Eastvale Sixth Grader Eliminated in Sixth Round of National Spelling Bee

Connor Forbes
Connor Forbes
5 Min Read
Victoria Li. CNUSD

Victoria Li and a Great Showing at the National Spelling Bee

EASTVALE (CNS) – A sixth-grader at Philistine Rondo School of Discovery in Eastvale was eliminated in the sixth round of the Scripps National Spelling Bee Wednesday in National Harbor, Maryland when she misspelled ablegate.

Victoria Li gave the fourth letter of the noun meaning a papal envoy on a special mission as an “i” instead of an “e.”

The 11-year-old was among 16 spellers eliminated in the sixth round as the field was reduced to 57.

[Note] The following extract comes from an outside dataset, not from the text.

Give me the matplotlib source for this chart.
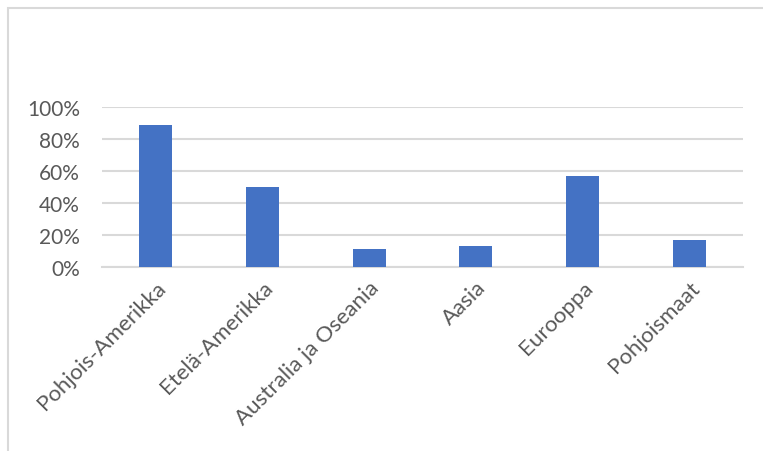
import numpy as np
import matplotlib.pyplot as plt
from matplotlib.patches import Rectangle
from matplotlib.ticker import PercentFormatter

# Data
regions = ['Pohjois-Amerikka', 'Etelä-Amerikka', 'Australia ja Oseania',
           'Aasia', 'Eurooppa', 'Pohjoismaat']
shares = [0.89, 0.50, 0.11, 0.13, 0.57, 0.17]

plt.rcParams['font.family'] = ['Lato', 'DejaVu Sans']

fig = plt.figure(figsize=(7.63, 4.52), dpi=100)
ax = fig.add_axes([102 / 763, 1 - 268 / 452, 641 / 763, 160 / 452])

x = np.arange(len(regions))
ax.bar(x, shares, width=0.31, color='#4472C4', zorder=3)

ax.set_xlim(-0.5, len(regions) - 0.5)
ax.set_ylim(0, 1)
ax.set_yticks(np.arange(0, 1.01, 0.2))
ax.yaxis.set_major_formatter(PercentFormatter(1.0, decimals=0))
ax.grid(axis='y', color='#D9D9D9', linewidth=1.5, zorder=0)

ax.set_xticks(x)
ax.set_xticklabels(regions, rotation=45, ha='right', rotation_mode='anchor')
ax.tick_params(axis='both', length=0, labelcolor='#595959')
ax.tick_params(axis='x', pad=7, labelsize=16)
ax.tick_params(axis='y', pad=16, labelsize=15)

for s in ['top', 'right', 'left']:
    ax.spines[s].set_visible(False)
ax.spines['bottom'].set_color('#D9D9D9')
ax.spines['bottom'].set_linewidth(1.5)

# chart frame (partly cut off at right and bottom in the original)
fig.patches.append(Rectangle((8 / 763, -0.1), 1.2, 1 - 9 / 452 + 0.1,
                             transform=fig.transFigure, fill=False,
                             edgecolor='#D9D9D9', linewidth=1.5))

fig.savefig('out.png', dpi=100)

Victoria was among the 16 spellers tying for 58th. She and all the other quarterfinalists receive a $100 gift card and a commemorative pin from the Scripps National Spelling Bee.

All the spellers receive a prize package, including bee souvenirs and an official certificate of participation from the dictionary publisher Merriam- Webster; a one-year subscription to Merriam- Webster Unabridged Online; a 2025 U.S. Mint proof set; and a one-year subscription to Britannica Online Premium News-O-Matic.

Victoria began Wednesday’s competition at the Gaylord National Resort & Convention Center by correctly spelling protreptic, a noun meaning an utterance (such as a speech) designed to instruct and persuade.

In the fifth round, Victoria chose the correct answer to the vocabulary question, “What does it mean to gesticulate?” which was “to move the body or limbs when talking.”

The second question in each of the four segments of the bee — preliminaries, quarterfinals, semifinals and finals — is a multiple-choice vocabulary question.

Victoria was among 99 spellers from the original field of 243 to advance to the quarterfinals after scoring high enough on the third-round written test administered to contestants who had correctly spelled their first- round word correctly and provided the correct answer to the second-round vocabulary question.

The scores of the written test were not released. Those who scored at least 13 on the test advanced to the quarterfinals, bee organizers said. The maximum score was 35.

Under bee rules, spellers were grouped by their number of correct answers. The number of spellers of advancing was determined by identifying the group whose minimum score resulted in as close to 100 quarterfinalists as possible.

The field was 165 entering the written test.

In Tuesday’s first round, Victoria correctly spelled morion — a high- crested helmet with no visor. In the second round, she was asked the vocabulary question, “What is cadence?” and correctly selected “vocal rhythm.”

Victoria qualified for the national bee by winning by the 47th annual Riverside County Spelling Bee in March, correctly spelling tersanctus, a hymn or invocation praising God as the thrice-holy deity, to end the nearly four- hour, 23-round competition.

Victoria’s school describes itself as a four-track year-round magnet elementary school with a science, technology, engineering, arts and math instructional framework on all tracks and a Mandarin immersion program on track D.

It is named for the first woman and Black superintendent of the Corona- Norco Unified School District.

The bee began with spellers from all 50 states, the District of Columbia, Puerto Rico, Guam, the U.S. Virgin Islands, Department of Defense schools and five nations outside the United States — the Bahamas, Canada, Ghana, Kuwait and Nigeria.

There were 42 spellers eliminated in the first round and 18 in the second.

The bee is limited to students who have not have passed beyond the eighth grade or an international equivalent on or before Aug. 31, 2024 and who were born on Sept. 1, 2009 or later.

The bee will conclude Thursday. The winner will receive $50,000 from the Scripps National Spelling Bee, $2,500 and a reference library from Merriam- Webster, $400 in reference works from Encyclopedia Britannica including a 1768 Encyclopedia Britannica replica set and a three-year membership to Britannica Online Premium.

This is the 100th anniversary of the first national spelling bee, which was held on June 17, 1925, when the Louisville Courier-Journal invited other newspapers around the country to hold spelling bees and send their champions to Washington, D.C.

This is the 97th edition of the bee. There were no bees in 1943, 1944 and 1945 because of World War II and in 2020 because of the coronavirus pandemic.

Six Californians have won the national bee but none was from Riverside County.